The African Petroleum Producers’ Organization (APPO) (formerly called the African Petroleum Producers’ Association, APPA) was established on January 27, 1987 in Lagos, Federal Republic of Nigeria, to serve as a platform for cooperation and harmonization of efforts, collaboration, sharing of knowledge and expertise among African oil producing countries.
The idea of the creation of APPA came about in the 1980s through informal meetings among the African Member Countries of OPEC (Algeria, Gabon, Libya and Nigeria). This was in response to the spiral rise in international oil prices from the 1970s, a situation which seriously affected the balance of payments of many developing countries.
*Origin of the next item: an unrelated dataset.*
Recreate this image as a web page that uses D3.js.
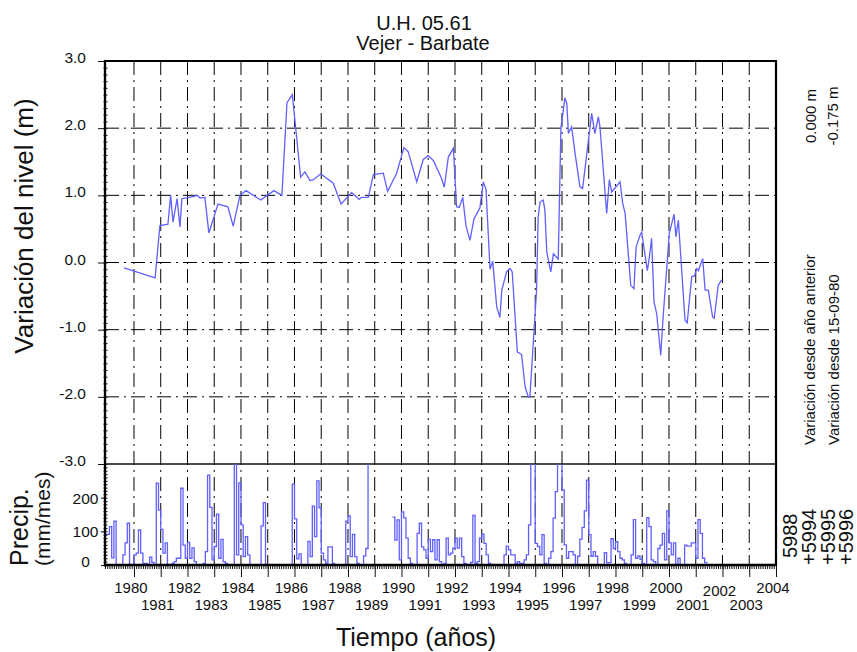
<!DOCTYPE html>
<html>
<head>
<meta charset="UTF-8">
<title>U.H. 05.61 - Vejer - Barbate</title>
<script src="https://cdnjs.cloudflare.com/ajax/libs/d3/7.8.5/d3.min.js"></script>
<style>
  body { margin: 0; background: #fff; }
  svg { display: block; font-family: "Liberation Sans", Arial, sans-serif; }
</style>
</head>
<body>
<script>
// water level (m), variation since 15-09-80
var levelYears = [1979.63, 1980.79, 1980.97, 1981.27, 1981.37, 1981.46, 1981.61, 1981.72, 1981.79, 1982.21,
  1982.36, 1982.47, 1982.65, 1982.80, 1983.14, 1983.51, 1983.71, 1983.96, 1984.19, 1984.74,
  1985.23, 1985.53, 1985.72, 1985.92, 1986.23, 1986.39, 1986.58, 1986.70, 1986.98, 1987.45,
  1987.74, 1988.14, 1988.42, 1988.51, 1988.76, 1988.95, 1989.32, 1989.48, 1989.82, 1990.09,
  1990.25, 1990.57, 1990.81, 1991.00, 1991.19, 1991.50, 1991.60, 1991.75, 1991.94, 1992.06,
  1992.16, 1992.29, 1992.41, 1992.56, 1992.71, 1992.93, 1993.06, 1993.16, 1993.31, 1993.41,
  1993.56, 1993.68, 1993.75, 1993.93, 1994.06, 1994.14, 1994.33, 1994.49, 1994.62, 1994.74,
  1994.80, 1995.05, 1995.11, 1995.18, 1995.30, 1995.36, 1995.43, 1995.58, 1995.68, 1995.86,
  1995.96, 1996.11, 1996.18, 1996.24, 1996.36, 1996.49, 1996.67, 1996.77, 1997.11, 1997.23,
  1997.36, 1997.42, 1997.67, 1997.77, 1997.86, 1998.17, 1998.27, 1998.36, 1998.57, 1998.69,
  1998.77, 1998.92, 1998.98, 1999.19, 1999.26, 1999.35, 1999.44, 1999.54, 1999.69, 1999.79,
  2000.01, 2000.19, 2000.26, 2000.35, 2000.60, 2000.68, 2000.85, 2000.95, 2001.04, 2001.10,
  2001.26, 2001.35, 2001.47, 2001.63, 2001.69, 2001.84, 2001.97];
var levelValues = [-0.08, -0.23, 0.55, 0.57, 1.0, 0.6, 0.95, 0.53, 0.95, 0.98,
  1.0, 0.96, 0.97, 0.44, 0.87, 0.83, 0.54, 1.0, 1.07, 0.93,
  1.07, 1.0, 2.38, 2.50, 1.27, 1.35, 1.22, 1.23, 1.32, 1.18,
  0.87, 1.04, 0.94, 0.97, 0.97, 1.31, 1.33, 1.06, 1.33, 1.71,
  1.65, 1.20, 1.53, 1.59, 1.52, 1.25, 1.12, 1.57, 1.70, 0.83,
  0.82, 0.97, 0.55, 0.33, 0.65, 0.81, 1.20, 1.09, -0.10, 0.02,
  -0.66, -0.82, -0.41, -0.14, -0.09, -0.14, -1.33, -1.37, -1.85, -2.0,
  -2.0, -0.41, 0.68, 0.90, 0.93, 0.78, 0.16, -0.14, 0.13, 0.05,
  2.0, 2.45, 2.37, 1.92, 2.02, 1.62, 1.13, 1.10, 2.22, 1.92,
  2.17, 2.02, 0.73, 1.23, 1.05, 1.20, 0.88, 0.73, -0.34, -0.39,
  0.23, 0.41, 0.45, -0.12, 0.06, 0.36, -0.59, -0.76, -1.38, -0.76,
  0.43, 0.72, 0.38, 0.63, -0.86, -0.90, -0.21, -0.20, -0.09, -0.12,
  0.06, -0.41, -0.41, -0.81, -0.83, -0.34, -0.26];

// monthly precipitation (mm/mes), first month Dec 1978, null = no data
var precipStart = 1978.917;
var precipValues = [91, 91, 114, 21, 130, 0, 0, 0, 30, 66,
  124, 0, 0, 30, 35, 104, 35, 5, 5, 0,
  23, 8, 0, 243, 163, 106, 35, 66, 0, 0,
  5, 10, 20, 20, 228, 59, 20, 67, 20, 51,
  10, 0, 0, 0, 5, 40, 267, 171, 15, 55,
  151, 20, 76, 10, 5, 0, 0, 0, 320, 30,
  244, 119, 25, 84, 30, 0, 0, 0, 0, 0,
  116, 185, 0, 0, 0, 0, 0, 0, 0, 0,
  0, 0, 0, 0, 240, 137, 18, 33, 0, 0,
  0, 70, 25, 175, 84, 250, 170, 35, 15, 5,
  54, 54, 5, 0, 0, 0, 0, 0, 130, 146,
  25, 91, 25, 5, 0, 0, 27, 49, 320, null,
  null, null, null, null, null, null, null, null, null, 142,
  74, 134, 15, 158, 140, 80, 20, 5, 0, 0,
  94, 124, 54, 45, 20, 76, 40, 75, 15, 75,
  10, 0, 5, 80, 30, 35, 50, 80, 50, 80,
  25, 5, 0, 0, 8, 147, 5, 10, 80, 92,
  64, 30, 5, 0, 0, 0, 0, 0, 0, 30,
  56, 45, 30, 30, 5, 10, 5, 5, 15, 30,
  119, 320, 320, 64, 55, 30, 90, 5, 0, 20,
  40, 139, 218, 320, 320, 223, 60, 20, 40, 40,
  30, 0, 26, 77, 112, 161, 252, 90, 26, 40,
  26, 0, 0, 0, 37, 7, 7, 78, 49, 69,
  40, 20, 15, 5, 0, 0, 30, 135, 20, 27,
  17, 5, 0, 141, 114, 15, 10, 0, 49, 59,
  94, 15, 161, 66, 30, 66, 0, 20, 0, 0,
  59, 56, 56, 66, 66, 20, 135, 94, 20, 7,
  5];

var yearLabels = [1980, 1981, 1982, 1983, 1984, 1985, 1986, 1987, 1988, 1989, 1990, 1991, 1992,
  1993, 1994, 1995, 1996, 1997, 1998, 1999, 2000, 2001, 2002, 2003, 2004];
var levelTicks = [-3, -2, -1, 0, 1, 2, 3];
var precipTicks = [0, 100, 200];
var wellLabels = ["5988", "+5994", "+5995", "+5996"];

//layout (plotTop, not top: window.top is read only)
var W = 857, H = 652;
var plotLeft = 105, plotRight = 776, plotTop = 61, plotMid = 464, plotBottom = 565;
var blue = "#6060ff";
var dash = "14,5,2,5";

var svg = d3.select("body").append("svg").attr("width", W).attr("height", H);

//scales
var x = d3.scaleLinear().domain([precipStart, 2004]).range([plotLeft, plotRight]);
var yLev = d3.scaleLinear().domain([-3, 3]).range([plotMid, plotTop]);
var yPre = d3.scaleLinear().domain([0, 300]).range([plotBottom, plotMid]);

//grid
svg.append("g").selectAll("line")
  .data(yearLabels.filter(d => d < 2004))
  .enter().append("line")
  .attr("x1", d => x(d)).attr("x2", d => x(d))
  .attr("y1", plotTop).attr("y2", plotBottom)
  .attr("stroke", "#000").attr("stroke-width", 1)
  .attr("stroke-dasharray", dash);

svg.append("g").selectAll("line")
  .data(levelTicks.filter(d => Math.abs(d) < 3))
  .enter().append("line")
  .attr("x1", plotLeft).attr("x2", plotRight)
  .attr("y1", d => yLev(d)).attr("y2", d => yLev(d))
  .attr("stroke", "#000").attr("stroke-width", 1)
  .attr("stroke-dasharray", dash);

// panel divider at -3.0
svg.append("line")
  .attr("x1", plotLeft).attr("x2", plotRight).attr("y1", yLev(-3)).attr("y2", yLev(-3))
  .attr("stroke", "#111").attr("stroke-width", 1.3);

//level line
var levelLine = d3.line()
  .x((d, i) => x(levelYears[i]))
  .y(d => yLev(d));
svg.append("path")
  .datum(levelValues)
  .attr("d", levelLine)
  .attr("fill", "none").attr("stroke", blue).attr("stroke-width", 1.3);

//precip steps
svg.append("clipPath").attr("id", "clipP")
  .append("rect").attr("x", plotLeft).attr("y", plotMid)
  .attr("width", plotRight - plotLeft).attr("height", plotBottom - plotMid);

var precipData = precipValues.map((v, i) => ({ t: precipStart + i / 12, v: v }));
var precipLine = d3.line()
  .defined(d => d.v !== null)
  .x(d => x(d.t))
  .y(d => yPre(d.v))
  .curve(d3.curveStepAfter);
svg.append("path")
  .datum(precipData)
  .attr("clip-path", "url(#clipP)")
  .attr("d", precipLine)
  .attr("fill", "none").attr("stroke", blue).attr("stroke-width", 1.3);

//axes
var levAxis = svg.append("g")
  .attr("transform", `translate(${plotLeft + 1},0)`)
  .call(d3.axisLeft(yLev).tickValues(levelTicks).tickSize(8).tickPadding(12)
    .tickFormat(d => d.toFixed(1)));
levAxis.select(".domain").remove();
levAxis.selectAll("text").attr("dy", "0.1em").style("font-size", "15.5px")
  .style("font-family", "Liberation Sans, Arial, sans-serif").attr("fill", "#111");

var levMinor = svg.append("g")
  .attr("transform", `translate(${plotLeft + 2.5},0)`)
  .call(d3.axisLeft(yLev).tickValues(d3.range(-30, 31).map(k => k / 10)).tickSize(4).tickFormat(""));
levMinor.select(".domain").remove();

var preAxis = svg.append("g")
  .attr("transform", `translate(${plotLeft + 1},0)`)
  .call(d3.axisLeft(yPre).tickValues(precipTicks).tickSize(5).tickPadding(15)
    .tickFormat(d => d));
preAxis.select(".domain").remove();
preAxis.selectAll("text").attr("text-anchor", "middle").attr("x", -20.5)
  .attr("dy", d => d === 0 ? "0.1em" : "0.35em")
  .style("font-size", "15.5px").style("font-family", "Liberation Sans, Arial, sans-serif").attr("fill", "#111");

var preMinor = svg.append("g")
  .attr("transform", `translate(${plotLeft + 2.5},0)`)
  .call(d3.axisLeft(yPre).tickValues(d3.range(0, 300, 10)).tickSize(4).tickFormat(""));
preMinor.select(".domain").remove();

var xMajor = svg.append("g")
  .attr("transform", `translate(0,${plotBottom})`)
  .call(d3.axisBottom(x).tickValues(yearLabels).tickSize(12).tickFormat(""));
xMajor.select(".domain").remove();

var xMinor = svg.append("g")
  .attr("transform", `translate(0,${plotBottom})`)
  .call(d3.axisBottom(x).tickValues(d3.range(-13, 289).map(k => 1980 + k / 12)).tickSize(4).tickFormat(""));
xMinor.select(".domain").remove();

svg.selectAll(".tick line").attr("stroke", "#111");

// year labels in two rows
svg.append("g").selectAll("text")
  .data(yearLabels)
  .enter().append("text")
  .attr("x", d => x(d) - 3)
  .attr("y", d => d === 2002 ? 596 : (d % 2 === 0 ? 593 : 610))
  .attr("text-anchor", "middle")
  .style("font-size", "15px").attr("fill", "#111")
  .text(d => d);

//frame
svg.append("line").attr("x1", plotLeft).attr("x2", plotLeft).attr("y1", plotTop - 1).attr("y2", plotBottom + 1.5)
  .attr("stroke", "#000").attr("stroke-width", 2.3);
svg.append("line").attr("x1", plotLeft).attr("x2", plotRight + 1).attr("y1", plotTop).attr("y2", plotTop)
  .attr("stroke", "#000").attr("stroke-width", 2.2);
svg.append("line").attr("x1", plotRight).attr("x2", plotRight).attr("y1", plotTop).attr("y2", plotBottom)
  .attr("stroke", "#000").attr("stroke-width", 2.2);
svg.append("line").attr("x1", plotLeft).attr("x2", plotRight + 1).attr("y1", plotBottom).attr("y2", plotBottom)
  .attr("stroke", "#000").attr("stroke-width", 2.6);

//titles
svg.append("text").attr("x", 424).attr("y", 29.5).attr("text-anchor", "middle")
  .style("font-size", "20px").attr("fill", "#111").text("U.H. 05.61");
svg.append("text").attr("x", 423).attr("y", 50).attr("text-anchor", "middle")
  .style("font-size", "20px").attr("fill", "#111").text("Vejer - Barbate");

svg.append("text").attr("transform", "translate(33,226) rotate(-90)").attr("text-anchor", "middle")
  .style("font-size", "26px").attr("fill", "#111").text("Variación del nivel (m)");
svg.append("text").attr("x", 416).attr("y", 646).attr("text-anchor", "middle")
  .style("font-size", "25px").attr("fill", "#111").text("Tiempo (años)");

svg.append("text").attr("transform", "translate(28,566) rotate(-90)")
  .style("font-size", "25px").attr("fill", "#111").text("Precip.");
svg.append("text").attr("transform", "translate(50,566) rotate(-90)")
  .style("font-size", "21px").attr("fill", "#111").text("(mm/mes)");

// right side notes
svg.append("text").attr("transform", "translate(816,116) rotate(-90)").attr("text-anchor", "middle")
  .style("font-size", "15px").attr("fill", "#111").text("0.000 m");
svg.append("text").attr("transform", "translate(838,116) rotate(-90)").attr("text-anchor", "middle")
  .style("font-size", "15px").attr("fill", "#111").text("-0.175 m");
svg.append("text").attr("transform", "translate(815,445) rotate(-90)")
  .style("font-size", "15px").attr("fill", "#111").text("Variación desde año anterior");
svg.append("text").attr("transform", "translate(839,445) rotate(-90)")
  .style("font-size", "15px").attr("fill", "#111").text("Variación desde 15-09-80");

svg.append("g").selectAll("text")
  .data(wellLabels)
  .enter().append("text")
  .attr("transform", (d, i) => `translate(${[797, 816, 835, 853][i]},${i === 0 ? 558 : 565}) rotate(-90)`)
  .style("font-size", "20px").attr("fill", "#111")
  .text(d => d);
</script>
</body>
</html>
In response to that development, OPEC had in 1976 established the OPEC Fund for International Development, whose mandate was to assist non-OPEC developing countries with balance of payment challenges to secure oil supplies for the effective operations of their economies. The African Member Countries of OPEC noted that African countries are most hard hit by the rise in oil prices but that the OPEC Fund cannot solve the problems of all the affected countries. It was this realization by the above listed four countries that spurred them into action. Thus, the four countries agreed to provide oil to African countries with balance of payments difficulties which resulted in their inability to import oil. They agreed to reserve 4% of their production to meet these needs.
APPO’s membership has grown from eight in 1987 to fifteen today (Algeria, Angola, Benin, Cameroon, Chad, Congo, DR Congo, Côte d’Ivoire, Egypt, Equatorial Guinea, Gabon, Libya, Niger, Nigeria and South Africa).
The mission of APPO is to promote cooperation in the field of hydrocarbons of its Member Countries and other global institutions to foster fruitful collaboration and partnerships while utilizing petroleum as a catalyst for energy security, sustainable development and economic diversification in Africa.